Ingolstadt (DK) Nur ein paar Augenblicke lang reißt der Sprachfluss von Friedrich Schillers Trauerspiel "Maria Stuart" ab. Das ist so erschreckender, weil diese so makellos perfekt gebauten Verse, sonst so unaufhaltsam dahinströmen wie Wasser. Da ist kein Raum für Irritationen, auch in Momenten größter psychischer Katastrophen ist die verbale Brillanz der Theaterfiguren niemals gefährdet. Aber einen Moment lang zerbricht der schöne Schein der Dichtkunst in Hansgünther Heymes Inszenierung im Großen Haus des Stadttheaters Ingolstadt. Wie von einem elektrischen Schlag getroffen taumelt Teresa Traut, die Königinnen-Darstellerin, vom Schreibpult zurück, wie eine Blinde tappt sie orientierungslos durch die düstere Szenerie. Es herrscht totale Stille, es ist, als wäre das Stück vorzeitig abgebrochen. Dann endlich, nach Jahren des Zauderns und Verzögerns, unterschreibt Elizabeth das Hinrichtungsdekret für ihre Konkurrentin Maria Stuart. Nicht aus Überzeugung, sondern weil sie endlich ihre innere Ruhe zurückgewinnen will. Sie vertilge ihre Feindin, sagt sie, und stellt sich dabei vor deren Bildnis, als wollte sie es nicht nur verdecken, sondern auslöschen.

Alles steuert in diesem Stück auf diese Szene der schicksalhaften Entscheidung zu, sie ist ein Zentrum des Dramas. Und Heyme inszeniert sie als Stille, als Sprachversagen. Das ist so bemerkenswert, weil vorher und nachher Sprache nahezu alles ist in dieser Inszenierung. Aber die Konzentration allein auf Verse und Worte ist bei Schiller, dem Großmeister der Formulierungskunst, voller Fallstricke. Die fünfhebigen Jamben, die ausgefeilten Zeilen des Trauerspiels klingen immer irgendwie gut, fast egal wie man sie spricht. Aber sie machen das Drama leicht zum faden Sprachoratorium, zum geleierten Singsang, zum Deklamationserguss. Nur Operngesang ist noch artifizieller.
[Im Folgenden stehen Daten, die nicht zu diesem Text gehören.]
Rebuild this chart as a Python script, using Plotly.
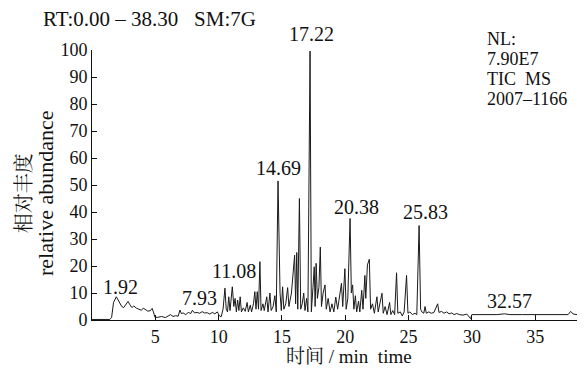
import plotly.graph_objects as go

# retention time (min) and relative abundance (%)
time_min = [0.0, 1.4, 1.55, 1.7, 1.92, 2.05, 2.2, 2.35, 2.5, 2.65, 2.85, 3.0, 3.15, 3.3, 3.5, 3.7, 3.9,
            4.05, 4.2, 4.4, 4.6, 4.75, 4.85, 4.97, 5.2, 5.5, 5.8, 6.0, 6.2, 6.4, 6.6, 6.8, 6.95, 7.05,
            7.2, 7.4, 7.6, 7.8, 7.93, 8.1, 8.3, 8.5, 8.7, 8.9, 9.1, 9.3, 9.5, 9.7, 9.9, 10.05, 10.2,
            10.35, 10.5, 10.6, 10.7, 10.8, 10.9, 11.08, 11.2, 11.3, 11.4, 11.5, 11.6, 11.7, 11.8,
            11.95, 12.1, 12.25, 12.35, 12.5, 12.6, 12.75, 12.86, 12.95, 13.05, 13.15, 13.26, 13.35,
            13.5, 13.6, 13.8, 13.9, 14.05, 14.15, 14.3, 14.44, 14.55, 14.69, 14.78, 14.85, 14.95,
            15.05, 15.15, 15.3, 15.45, 15.55, 15.75, 15.9, 16.0, 16.08, 16.17, 16.25, 16.38, 16.48,
            16.6, 16.72, 16.82, 16.95, 17.05, 17.22, 17.32, 17.45, 17.55, 17.62, 17.7, 17.8, 17.92,
            18.03, 18.12, 18.25, 18.4, 18.5, 18.65, 18.8, 18.95, 19.1, 19.25, 19.4, 19.55, 19.7,
            19.8, 19.97, 20.07, 20.2, 20.38, 20.48, 20.58, 20.68, 20.8, 20.9, 21.05, 21.15, 21.3,
            21.4, 21.55, 21.62, 21.75, 21.9, 22.0, 22.15, 22.3, 22.5, 22.6, 22.75, 22.9, 23.0,
            23.15, 23.3, 23.5, 23.6, 23.75, 23.9, 24.05, 24.15, 24.35, 24.5, 24.65, 24.84, 24.95,
            25.1, 25.3, 25.5, 25.65, 25.83, 25.95, 26.05, 26.2, 26.3, 26.4, 26.6, 26.8, 27.0, 27.3,
            27.4, 27.6, 27.8, 28.0, 28.2, 28.4, 28.6, 28.8, 29.0, 29.3, 29.6, 29.8, 29.9, 30.0,
            31.0, 32.0, 32.57, 33.0, 34.0, 35.0, 36.0, 37.0, 37.6, 37.8, 38.0, 38.3]
abundance = [0.2, 0.2, 1.0, 6.5, 8.6, 7.5, 6.6, 5.0, 4.6, 5.8, 6.9, 5.6, 4.6, 5.2, 4.4, 4.0, 3.6,
             4.4, 4.0, 3.3, 3.4, 4.3, 3.0, 1.0, 1.0, 1.3, 0.9, 1.6, 2.0, 1.3, 1.6, 1.4, 3.7, 2.4,
             2.6, 2.0, 2.8, 2.4, 3.6, 2.6, 2.8, 2.5, 3.1, 2.6, 2.7, 2.2, 2.8, 2.3, 3.0, 1.6, 1.2,
             4.0, 11.8, 4.0, 3.0, 8.6, 3.5, 12.3, 5.0, 8.0, 3.0, 7.4, 3.5, 8.6, 3.0,
             4.5, 3.2, 6.5, 3.0, 5.5, 3.0, 6.0, 10.5, 4.0, 10.5, 4.0, 21.6, 3.5,
             6.0, 3.5, 8.6, 3.0, 10.0, 3.5, 5.0, 9.0, 3.0, 51.5, 23.0, 10.0, 3.5,
             12.3, 4.0, 6.0, 12.0, 5.0, 10.0, 18.5, 24.0, 6.0, 25.0, 4.0, 45.0, 4.0,
             6.0, 10.0, 3.5, 8.0, 3.0, 99.6, 3.0, 12.0, 19.7, 5.0, 21.0, 8.0, 12.0,
             27.0, 5.0, 10.0, 13.0, 4.0, 8.0, 3.0, 6.0, 3.0, 8.5, 4.0, 10.0, 13.6,
             5.0, 19.0, 4.0, 8.0, 37.6, 10.0, 13.0, 4.0, 9.0, 3.0, 7.0, 3.0, 11.0,
             4.0, 16.5, 8.0, 20.4, 22.5, 4.0, 6.0, 2.5, 8.6, 3.0, 6.0, 9.9, 2.5,
             5.0, 2.0, 6.5, 2.0, 3.5, 2.0, 17.5, 2.5, 3.0, 1.5, 3.0, 16.5, 2.5,
             3.0, 2.0, 2.5, 2.0, 35.0, 4.0, 3.0, 2.5, 5.0, 2.5, 3.0, 2.5, 2.8, 6.0,
             2.8, 3.2, 2.5, 3.0, 2.3, 2.6, 2.0, 2.4, 2.0, 1.8, 2.2, 1.0, 0.5, 2.0,
             2.0, 2.0, 2.3, 2.0, 2.0, 2.0, 2.0, 2.0, 2.0, 3.2, 2.2, 2.0]

# peak labels: text, label x (min), label bottom (%)
peak_text = ["1.92", "7.93", "11.08", "14.69", "17.22", "20.38", "25.83", "32.57"]
peak_x = [2.25, 8.45, 11.2, 14.7, 17.3, 20.9, 26.3, 33.0]
peak_y = [9.0, 5.0, 15.0, 53.0, 99.0, 38.5, 36.5, 3.7]

x_ticks = [5, 10, 15, 20, 25, 30, 35]
y_ticks = [0, 10, 20, 30, 40, 50, 60, 70, 80, 90, 100]

header = "RT:0.00 – 38.30\u00a0\u00a0\u00a0SM:7G"
info_lines = ["NL:", "7.90E7", "TIC\u00a0\u00a0MS", "2007–1166"]
y_title = ["相对丰度", "relative abundance"]
x_title_cn = "时间"
x_title_en = " / min\u00a0\u00a0time"

FONT = "Liberation Serif"
CJK = "Noto Serif CJK SC"
INK = "#111"

fig = go.Figure()
fig.add_trace(go.Scatter(x=time_min, y=abundance, mode="lines",
                         line=dict(color="#1a1a1a", width=1), hoverinfo="skip",
                         showlegend=False))

ann = []
for t, x, y in zip(peak_text, peak_x, peak_y):
    ann.append(dict(x=x, y=y, xref="x", yref="y", text=t, showarrow=False,
                    xanchor="center", yanchor="bottom",
                    yshift=6 if t == "17.22" else -4,
                    font=dict(family=FONT, size=20, color=INK)))

ann.append(dict(x=-0.106, y=1.0, xref="paper", yref="paper", yshift=31, text=header,
                showarrow=False, xanchor="left", yanchor="middle",
                font=dict(family=FONT, size=21, color=INK)))
for i, line in enumerate(info_lines):
    ann.append(dict(x=0.81, y=1.0, xref="paper", yref="paper", yshift=11 - 20 * i,
                    text=line, showarrow=False, xanchor="left", yanchor="middle",
                    font=dict(family=FONT, size=18, color=INK)))
ann.append(dict(x=-0.144, y=0.47, xref="paper", yref="paper", text=y_title[0],
                textangle=-90, showarrow=False, xanchor="center", yanchor="middle",
                font=dict(family=CJK, size=20, color=INK)))
ann.append(dict(x=-0.097, y=0.47, xref="paper", yref="paper", text=y_title[1],
                textangle=-90, showarrow=False, xanchor="center", yanchor="middle",
                font=dict(family=FONT, size=22, color=INK)))
ann.append(dict(x=0.53, y=-0.128, xref="paper", yref="paper",
                text='<span style="font-family:Noto Serif CJK SC">' + x_title_cn + '</span>' + x_title_en,
                showarrow=False, xanchor="center", yanchor="middle",
                font=dict(family=FONT, size=19, color=INK)))

# page body adds an 8px offset, so the figure is 8px smaller than the window
fig.update_layout(
    width=579, height=361,
    margin=dict(l=84, r=10, t=42, b=49),
    paper_bgcolor="white", plot_bgcolor="white",
    annotations=ann,
    xaxis=dict(range=[0, 38.3], tickvals=x_ticks, ticks="inside", ticklen=5,
               tickcolor=INK, showline=True, linecolor=INK, linewidth=1,
               showgrid=False, zeroline=False,
               tickfont=dict(family=FONT, size=18, color=INK)),
    yaxis=dict(range=[0, 100], tickvals=y_ticks, ticks="inside", ticklen=5,
               tickcolor=INK, showline=True, linecolor=INK, linewidth=1,
               showgrid=False, zeroline=False,
               tickfont=dict(family=FONT, size=18, color=INK)),
)

fig.write_html("out.html")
Aber Heyme ist viel zu klug, um sich in Schillers verbaler Schönheit zu verlieren. Er nutzt die Macht der Sprache, er ist nicht ihr Opfer. Das ist umso wichtiger, als Heymes Inszenierung radikal reduktionistisch ist. Er verzichtet weitgehend auf theatralische Effekte, vermeidet Mätzchen, Manierismen und infantile Gags, wie man sie bei Klassiker-Inszenierungen leider so oft findet. Fast die einzigen Farben auf der Bühne sind die beschmutzten schottischen, englischen und walisischen Flaggen. Ansonsten: eine schwarz gekleidete Maria und eine in weißes Tuch gehüllte Elisabeth sowie graugewandete Adlige, die sich im kerkerhaft glänzenden Schwarz des Bühnenbilds umlauern.
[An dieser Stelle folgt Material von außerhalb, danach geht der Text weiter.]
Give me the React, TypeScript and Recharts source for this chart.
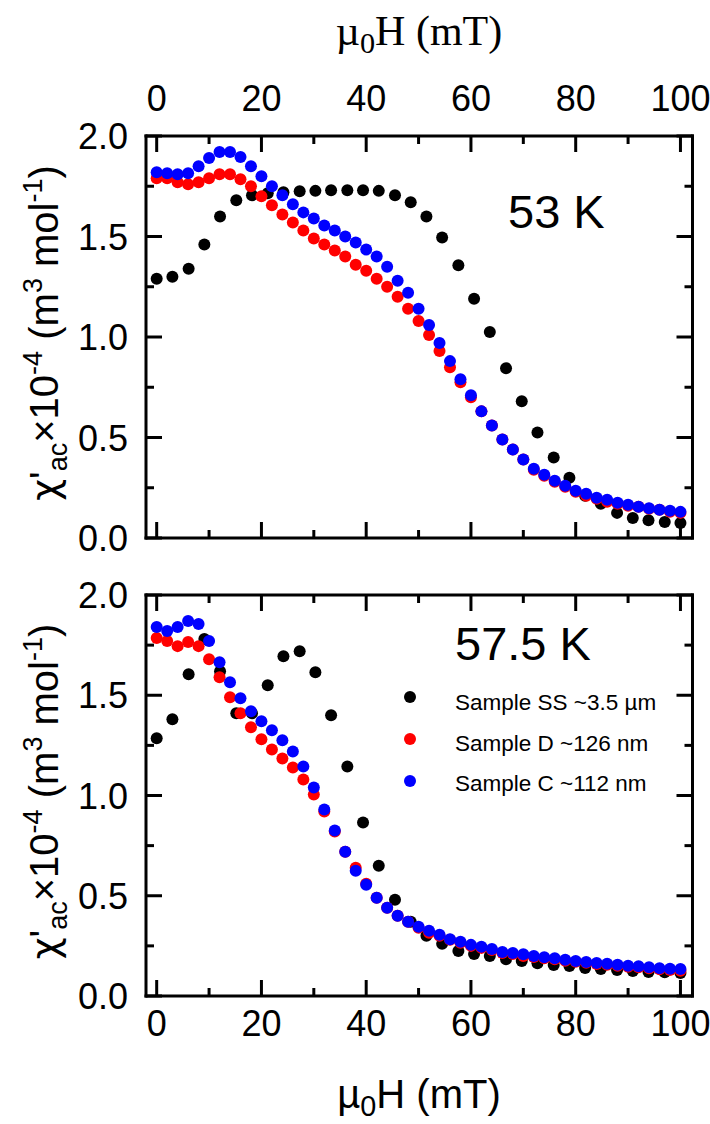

Bei Heyme ist die Sprache alles, und sonst gibt es fast nichts. Man könnte bemängeln, dass hier keine beherrschende Regie-Idee zu finden ist. Dass es an Anspielungen auf die Gegenwart fehlt. Dass nicht so recht klar wird, warum man dieses Stück gerade heute inszenieren sollte. Aber solche Überlegungen treten in den Hintergrund, wenn man sieht, wie atemberaubend genau Heyme seine Schauspieler sprechen lässt, wie präzise er das komplexe Seelenleben der Figuren auslotet. Heyme verlässt sich auf seine Schauspieler, und für die wird die Inszenierung zur Sternstunde.
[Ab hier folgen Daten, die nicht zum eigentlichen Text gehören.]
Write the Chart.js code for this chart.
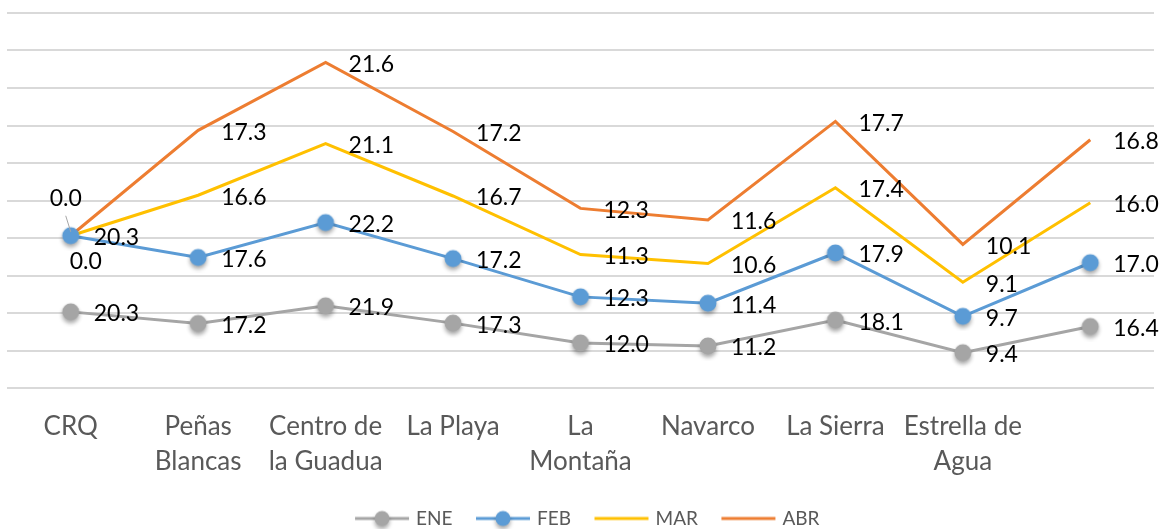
<!DOCTYPE html>
<html>
<head>
<meta charset="utf-8">
<script src="https://cdn.jsdelivr.net/npm/chart.js@4.4.0/dist/chart.umd.min.js"></script>
<style>
  html, body { margin: 0; padding: 0; background: #fff; }
  #wrap { width: 1164px; height: 529px; position: relative; }
</style>
</head>
<body>
<div id="wrap"><canvas id="chart"></canvas></div>
<script>
// Stations and monthly values (each series stacked on the one before)
const categories = ['CRQ', ['Peñas', 'Blancas'], ['Centro de', 'la Guadua'], 'La Playa', ['La', 'Montaña'], 'Navarco', 'La Sierra', ['Estrella de', 'Agua'], ''];
const seriesNames = ['ENE', 'FEB', 'MAR', 'ABR'];
const ene = [20.3, 17.2, 21.9, 17.3, 12.0, 11.2, 18.1, 9.4, 16.4];
const feb = [20.3, 17.6, 22.2, 17.2, 12.3, 11.4, 17.9, 9.7, 17.0];
const mar = [0.0, 16.6, 21.1, 16.7, 11.3, 10.6, 17.4, 9.1, 16.0];
const abr = [0.0, 17.3, 21.6, 17.2, 12.3, 11.6, 17.7, 10.1, 16.8];
const yMin = 0;
const yMax = 100;
const yStep = 10;

const colors = ['#A5A5A5', '#5B9BD5', '#FFC000', '#ED7D31'];
const hasMarker = [true, true, false, false];
const FONT = 'Lato, "Open Sans", sans-serif';

// small canvases used as marker images (point + legend)
function makeMarker(color, o) {
    const c = document.createElement('canvas');
    c.width = o.w;
    c.height = o.h;
    const g = c.getContext('2d');
    const cy = o.h / 2;
    if (o.line) {
        g.strokeStyle = color;
        g.lineWidth = 3;
        g.beginPath();
        g.moveTo(o.line[0], cy);
        g.lineTo(o.line[1], cy);
        g.stroke();
    }
    if (o.r) {
        g.save();
        g.shadowColor = 'rgba(0,0,0,0.35)';
        g.shadowBlur = 4;
        g.shadowOffsetY = 3;
        g.fillStyle = color;
        g.beginPath();
        g.arc(o.cx, cy, o.r, 0, Math.PI * 2);
        g.fill();
        g.restore();
    }
    return c;
}

const pointImages = colors.map(c => makeMarker(c, { w: 30, h: 30, cx: 15, r: 8.5 }));
const legendImages = colors.map((c, i) => makeMarker(c, { w: 130, h: 24, cx: 73, r: hasMarker[i] ? 7.5 : 0, line: [46, 100] }));

// moved labels at CRQ (offset from the point, centred text)
const labelNudges = {
    '3-0': { dx: -5, dy: -37, leader: true },
    '2-0': { dx: 15, dy: 26 }
};

const valueLabels = {
    id: 'valueLabels',
    afterDatasetsDraw(chart) {
        const ctx = chart.ctx;
        ctx.save();
        ctx.font = '23px ' + FONT;
        ctx.fillStyle = '#000';
        ctx.textBaseline = 'middle';
        chart.data.datasets.forEach((ds, di) => {
            const meta = chart.getDatasetMeta(di);
            meta.data.forEach((pt, i) => {
                const txt = ds.data[i].toFixed(1);
                const n = labelNudges[di + '-' + i];
                if (n) {
                    ctx.textAlign = 'center';
                    ctx.fillText(txt, pt.x + n.dx, pt.y + n.dy);
                    if (n.leader) {
                        ctx.strokeStyle = '#A6A6A6';
                        ctx.lineWidth = 1;
                        ctx.beginPath();
                        ctx.moveTo(pt.x + n.dx, pt.y + n.dy + 17);
                        ctx.lineTo(pt.x, pt.y - 4);
                        ctx.stroke();
                    }
                } else {
                    ctx.textAlign = 'left';
                    ctx.fillText(txt, pt.x + 23, pt.y + 2);
                }
            });
        });
        ctx.restore();
    }
};

const seriesData = [ene, feb, mar, abr];

new Chart(document.getElementById('chart'), {
    type: 'line',
    data: {
        labels: categories,
        datasets: seriesData.map((d, i) => ({
            label: seriesNames[i],
            data: d,
            borderColor: colors[i],
            backgroundColor: colors[i],
            borderWidth: 3,
            tension: 0,
            fill: false,
            pointStyle: pointImages[i],
            pointRadius: hasMarker[i] ? 8.5 : 0,
            pointHoverRadius: hasMarker[i] ? 8.5 : 0
        }))
    },
    options: {
        responsive: true,
        maintainAspectRatio: false,
        animation: false,
        layout: {
            autoPadding: false,
            padding: { top: 13, left: 7, right: 10, bottom: -9 }
        },
        plugins: {
            tooltip: { enabled: false },
            legend: {
                position: 'bottom',
                labels: {
                    usePointStyle: true,
                    pointStyleWidth: 65,
                    padding: 10,
                    color: '#595959',
                    font: { family: FONT, size: 19 },
                    generateLabels: chart => chart.data.datasets.map((ds, i) => ({
                        text: ds.label,
                        pointStyle: legendImages[i],
                        fillStyle: ds.borderColor,
                        strokeStyle: ds.borderColor,
                        lineWidth: 0,
                        hidden: false,
                        datasetIndex: i,
                        fontColor: '#595959'
                    }))
                }
            }
        },
        scales: {
            x: {
                offset: true,
                grid: { display: false, drawTicks: false },
                border: { display: false },
                ticks: {
                    autoSkip: false,
                    maxRotation: 0,
                    padding: 21,
                    color: '#595959',
                    font: { family: FONT, size: 26, lineHeight: 35 / 26 }
                },
                afterFit: scale => {
                    scale.height = 111;
                    scale.paddingLeft = 0;
                    scale.paddingRight = 0;
                }
            },
            y: {
                stacked: true,
                min: yMin,
                max: yMax,
                grid: { color: '#D9D9D9', lineWidth: 2, drawTicks: false },
                border: { display: false },
                ticks: { display: false, stepSize: yStep },
                afterFit: scale => {
                    scale.width = 0;
                    scale.paddingTop = 0;
                    scale.paddingBottom = 0;
                }
            }
        }
    },
    plugins: [valueLabels]
});
</script>
</body>
</html>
Da sieht man eine zutiefst an der eigenen Macht zweifelnde und verzweifelte Königin Elisabeth, die selbst in höchstem Zorn noch kindlich-freundlich zu ihren Beratern redet. Ihr gegenüber steht Maria Stuart (Yael Ehrenkönig), fast immer im psychischen Ausnahmezustand. Nach ihrer Begegnung mit Elisabeth explodiert sie fast im Widerstreit zwischen Triumph und Todesangst. Und dann gibt es die zahlreichen Höflinge, Adlige, Berater im Spannungsfeld der starken Frauen. Etwa den verräterischen Leicester, von Enrico Spohn als sich ständig wegduckenden, passiv-aggressiven Feigling gespielt. Oder Pavel Fieber, der den Shrewsbury darstellt und einen natürlicheren Umgang mit Schillers hochgeschraubter Sprache findet als jeder andere Schauspieler an diesem Abend. Dann ist da noch Olaf Danners ewig schlecht gelaunter Burleigh, der verunsicherte Davidson (Felix Steinhardt), der stürmisch verliebte Maik Rogge als Mortimer und viele andere vortreffliche Darsteller: Renate Knollmann als Hofdame Kennedy, Sasha Römisch als Paulet, Ralf Lichtenberg (Okelly), Matthias Zaigler (Melvil), Bastian Bonack (Page).

Alle Figuren sind klar abgezirkelte Charaktere. Alle spielen mit Leidenschaft. Bis zur letzten Szene, wenn Elisabeth verlassen von allen auf der Bühne steht. Und sich angeekelt die weißen Hände abreibt, als wären sie blutbesudelt: eine entfernte Verwandte von Lady Macbeth.

Weitere Aufführungen am 4., 12., 16., 28., 29. Dezember.